Como sugestão no que se refere à morosidade do Judiciário, o presidente da Comissão de Direito Administrativo considera que a arbitragem no âmbito dos contratos celebrados pela administração pública pode ser uma solução. “Discutir uma demanda com o Estado demora muito tempo. O Judiciário está assoberbado, não há juiz e nem máquina suficientes. A arbitragem seria uma boa saída, principalmente nas atividades reguladas, como telefonia, e setores elétrico, de gás e de transporte”. É inadmissível, segundo Navega, que “uma empresa ao discutir um reajuste tarifário demore de cinco a seis anos para obter resposta.” “Uma decisão que atrase esse tempo, por melhor que seja, é injusta. Estimular a adoção de mecanismos de solução de conflitos no âmbito da administração pública não é uma crítica ao Poder Judiciário, mas uma constatação de que, infelizmente, no Brasil a Justiça não tem capacidade de dar respostas em tempo hábil a demandas complexas”, frisa. 

Integrante da comissão de juristas e participante da subcomissão responsável por tratar das questões registrais, notariais e judiciais no grupo, o diretor executivo do Instituto Hélio Beltrão, Daniel Bogéa, afirma que o problema da arbitragem passa pela atitude defensiva com que o Estado trata o assunto. “A arbitragem na administração pública é algo admitido pelo Supremo, mas ainda passa por resistência. Os governos tendem a não considerar decisões fora do sistema judiciário. Mais uma vez a solução esbarra num problema cultural do Brasil”, afirma.

A priori, a comissão de juristas tem até março para apresentar seus projetos ao Senado.  Entretanto, o ministro Mauro Campbell adianta que é possível haver dilação do prazo, tendo em vista a quantidade de temas para apreciação. “Não há como esgotar o problema, que surge a cada entrave burocrático.

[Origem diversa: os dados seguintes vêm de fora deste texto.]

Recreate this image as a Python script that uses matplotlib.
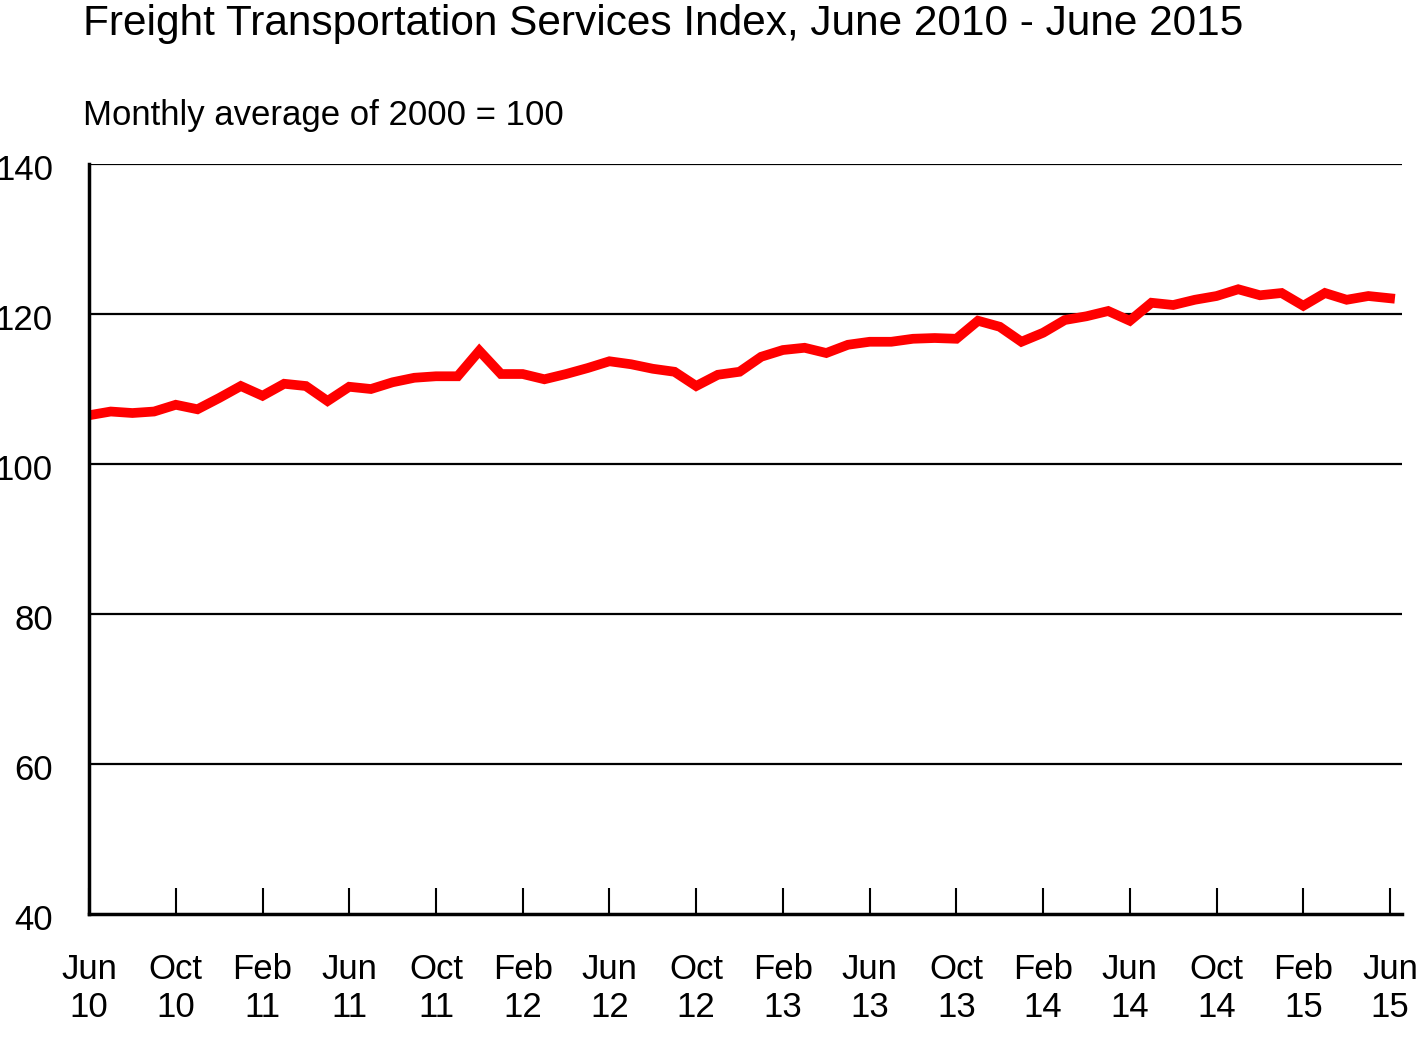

Estamos, inclusive, trabalhando na feitura de um Estatuto de Princípios com preceitos e sanções para desburocratizarmos a administração em todos os níveis e esferas de poder”, comenta Campbell.

Após a elaboração final dos anteprojetos, eles serão remetidos ao Congresso Nacional para o necessário trâmite legislativo. Ainda que os trabalhos da comissão se encerrem, afirma o ministro, os juristas permanecerão acompanhando sua tramitação. “O que mais nos interessa é que cada cidadão se empenhe numa transformação cultural necessária ao país”, salienta.

Para Piquet Carneiro, a comissão tem a consciência de que não conseguirá acabar com a burocracia desnecessária. “A nossa esperança é de que este seja um pontapé inicial para o enfrentamento do problema. No entanto, a desburocratização deve ser uma agenda permanente”, conclui.